Capítulo 04 - Fisiopatologia da Parada Cardiorrespiratória Capítulo 04 - Fisiopatologia da Parada Cardiorrespiratória

A parada cardiorrespiratória pode ocorrer em indivíduos cardiopatas e não-cardiopatas. Define-se parada cardíaca primária como aquela decorrente de disfunção cardíaca na ausência de fator desencadeante extracardíaco, e parada cardíaca secundária como evento terminal evolutivo de muitas doenças.

Em qualquer destas situações, o débito cardíaco é inadequado para a manutenção da vida, com volume sistólico insuficiente para perfusão tecidual, determinando redução de oxigênio disponível, o que leva o metabolismo anaeróbio a determinar acidose láctica, que pode ter um efeito negativo sobre a contratilidade do miocárdio.

O cérebro, ao contrário de outros órgãos, não armazena glicose ou oxigênio, e seu metabolismo realiza-se 95% através do metabolismo da glicose, em forma aeróbica. Em situações não-patológicas, recebe de 15 a 20% do débito cardíaco, sendo extremamente dependente do fluxo sangüíneo devido a seu alto consumo energético. Quando ocorre privação de oxigênio, devido a um fluxo sangüíneo cerebral baixo ou ausente, ocorre interrupção parcial ou total do seu metabolismo normal, iniciando-se um processo anaeróbio. Após 4 a 6 minutos de isquemia global, praticamente todo o ATP (adenosina trifosfato) foi consumido, ocorrendo acúmulo de ácido lático e fosfatos resultantes da degradação de ATP e ADP (adenosina difosfato), aumentando a proporção lactato/piruvato e iniciando-se a produção de dois moles de ATP por mol de glicose, produzindo, então, durante algum tempo, a energia necessária para a sobrevivência neuronal. Porém, com este consumo extremamente elevado do ATP, ocorre insuficiência da bomba de sódio e potássio, com perda do potencial transmembranoso e conseqüente edema cerebral. Com o edema cerebral a quantidade de liquor diminui, e se a pressão intracraniana continuar aumentando, leva à redução do fluxo sangüíneo em veias e artérias devido à sua compressão, reduzindo ainda mais a perfusão cerebral.3,25

Na vigência de uma parada cardiorrespiratória prolongada, em que as funções circulatória e respiratória não foram restabelecidas, a hipóxia e a acidose prolongadas promovem alterações fisiopatológicas irreversíveis que culminam com a morte orgânica.41

Um dos objetivos do ressuscitador deve ser o da preservação cerebral durante e após as manobras de ressuscitação, que se dá através de uma manutenção adequada do fluxo sangüíneo cerebral (FSC) . A restauração da perfusão cerebral após a PCR resulta em aumento global do FSC, apesar de áreas de hipoperfusão ainda permanecerem. A pressão de perfusão cerebral (PPC) é obtida calculando-se a diferença entre a pressão arterial média (PAM) e a pressão intracraniana (PIC) . A pressão de perfusão cerebral deve ser mantida acima de 50 mmHg, e é um bom indicador do fluxo sangüíneo cerebral.24,22,50

PPC = PAM - PIC

PPC = pressão de perfusão cerebral
PAM = pressão arterial média
PIC = pressão intracraniana

No período de hipoperfusão ocorre um hipermetabolismo celular pós-isquêmico, que leva a um desequilíbrio entre a oferta de sangue e o consumo celular, que contribui na piora do dano cerebral.

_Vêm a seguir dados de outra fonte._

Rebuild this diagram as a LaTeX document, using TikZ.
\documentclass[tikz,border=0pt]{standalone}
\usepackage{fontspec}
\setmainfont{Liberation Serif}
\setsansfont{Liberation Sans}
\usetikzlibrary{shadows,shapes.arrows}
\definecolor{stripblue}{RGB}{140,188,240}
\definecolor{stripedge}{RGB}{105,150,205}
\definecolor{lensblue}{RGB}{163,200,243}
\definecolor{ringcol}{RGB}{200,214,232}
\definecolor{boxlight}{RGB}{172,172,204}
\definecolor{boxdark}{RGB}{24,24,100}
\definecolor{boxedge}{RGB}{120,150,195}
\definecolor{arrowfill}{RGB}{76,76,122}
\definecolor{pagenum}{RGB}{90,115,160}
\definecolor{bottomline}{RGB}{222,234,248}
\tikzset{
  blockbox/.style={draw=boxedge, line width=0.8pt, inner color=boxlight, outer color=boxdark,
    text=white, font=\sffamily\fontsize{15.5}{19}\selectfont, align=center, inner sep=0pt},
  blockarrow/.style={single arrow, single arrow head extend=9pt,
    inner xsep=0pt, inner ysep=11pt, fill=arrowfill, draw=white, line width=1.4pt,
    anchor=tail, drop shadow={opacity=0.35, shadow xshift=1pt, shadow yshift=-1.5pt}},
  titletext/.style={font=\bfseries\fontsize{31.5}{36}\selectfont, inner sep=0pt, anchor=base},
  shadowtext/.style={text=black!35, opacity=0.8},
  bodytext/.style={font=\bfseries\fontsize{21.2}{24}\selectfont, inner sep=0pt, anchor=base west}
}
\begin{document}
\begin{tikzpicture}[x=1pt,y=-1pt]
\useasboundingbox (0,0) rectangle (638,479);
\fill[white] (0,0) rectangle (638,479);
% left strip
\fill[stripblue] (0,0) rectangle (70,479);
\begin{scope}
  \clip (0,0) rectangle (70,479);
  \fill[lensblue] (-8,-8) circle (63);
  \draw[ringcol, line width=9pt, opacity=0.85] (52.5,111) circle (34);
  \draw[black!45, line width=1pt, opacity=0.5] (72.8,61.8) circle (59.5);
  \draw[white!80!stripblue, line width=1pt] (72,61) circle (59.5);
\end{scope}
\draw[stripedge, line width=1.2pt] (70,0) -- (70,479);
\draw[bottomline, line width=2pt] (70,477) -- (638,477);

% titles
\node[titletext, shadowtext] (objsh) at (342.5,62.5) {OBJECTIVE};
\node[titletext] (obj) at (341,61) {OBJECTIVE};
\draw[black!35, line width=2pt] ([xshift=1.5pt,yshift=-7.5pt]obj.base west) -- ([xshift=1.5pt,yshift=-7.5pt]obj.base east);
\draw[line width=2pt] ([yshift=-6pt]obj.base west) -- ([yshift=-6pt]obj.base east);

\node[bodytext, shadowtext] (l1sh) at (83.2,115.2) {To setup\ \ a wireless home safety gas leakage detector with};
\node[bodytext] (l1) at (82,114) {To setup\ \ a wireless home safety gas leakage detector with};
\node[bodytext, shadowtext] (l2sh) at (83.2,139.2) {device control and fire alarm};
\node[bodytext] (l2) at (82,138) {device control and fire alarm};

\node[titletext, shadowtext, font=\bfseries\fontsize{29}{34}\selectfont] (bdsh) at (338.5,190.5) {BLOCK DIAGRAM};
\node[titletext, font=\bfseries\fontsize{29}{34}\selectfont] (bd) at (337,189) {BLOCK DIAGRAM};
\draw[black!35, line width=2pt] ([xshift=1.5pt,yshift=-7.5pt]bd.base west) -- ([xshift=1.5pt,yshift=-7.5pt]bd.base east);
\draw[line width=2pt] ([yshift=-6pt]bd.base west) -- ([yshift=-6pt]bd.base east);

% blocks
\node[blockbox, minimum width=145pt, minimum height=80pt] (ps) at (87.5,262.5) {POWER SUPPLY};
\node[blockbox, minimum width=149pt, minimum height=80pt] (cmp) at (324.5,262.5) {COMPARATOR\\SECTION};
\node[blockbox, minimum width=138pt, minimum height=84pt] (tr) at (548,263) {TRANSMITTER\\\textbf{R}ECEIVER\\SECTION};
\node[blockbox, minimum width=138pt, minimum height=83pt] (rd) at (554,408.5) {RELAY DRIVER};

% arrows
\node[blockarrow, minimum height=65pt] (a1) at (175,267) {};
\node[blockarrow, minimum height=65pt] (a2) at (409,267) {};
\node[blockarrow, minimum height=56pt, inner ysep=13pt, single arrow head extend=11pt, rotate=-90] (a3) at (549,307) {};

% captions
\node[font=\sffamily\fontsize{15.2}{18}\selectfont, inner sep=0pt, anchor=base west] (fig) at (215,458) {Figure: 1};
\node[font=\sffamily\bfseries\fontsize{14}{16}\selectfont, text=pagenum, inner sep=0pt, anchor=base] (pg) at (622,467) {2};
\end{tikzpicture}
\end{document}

Considerando-se que a reserva cerebral de glicose dura em média quatro minutos — após o que cessa a metabolização da glicose no cérebro — é importante que as manobras de ressuscitação sejam instauradas nesse período para a restauração das funções orgânicas.

Durante a parada cardiorrespiratória, órgãos como o fígado e os rins cessam suas funções, sendo que no fígado ocorre cessação de sua função de desoxidação e excreção, provocando acúmulo de metabólitos prejudiciais na circulação. Nos rins, ocorre anúria devido à suspensão da filtração, reabsorção, excreção e secreção, como conseqüência de distúrbios histológicos causados por isquemia, como necrose cortical bilateral e tubular aguda.13

Ocorre também, com a interrupção da circulação, uma elevação súbita da secreção de glicocorticóides e de ACTH, com possível efeito protetor, promovendo vasoconstricção e mobilização do glicogênio hepático, com a finalidade de compensar as alterações orgânicas da anóxia e isquemias existentes.

Em relação ao coração, um baixo débito cardíaco significa também diminuição do fluxo sangüíneo em artérias coronárias, piorando a isquemia do miocárdio, que poderia ter sido a causa primária da PCR, estabelecendo, então, um ciclo de retroalimentação: isquemia miocárdica baixo débito cardíaco.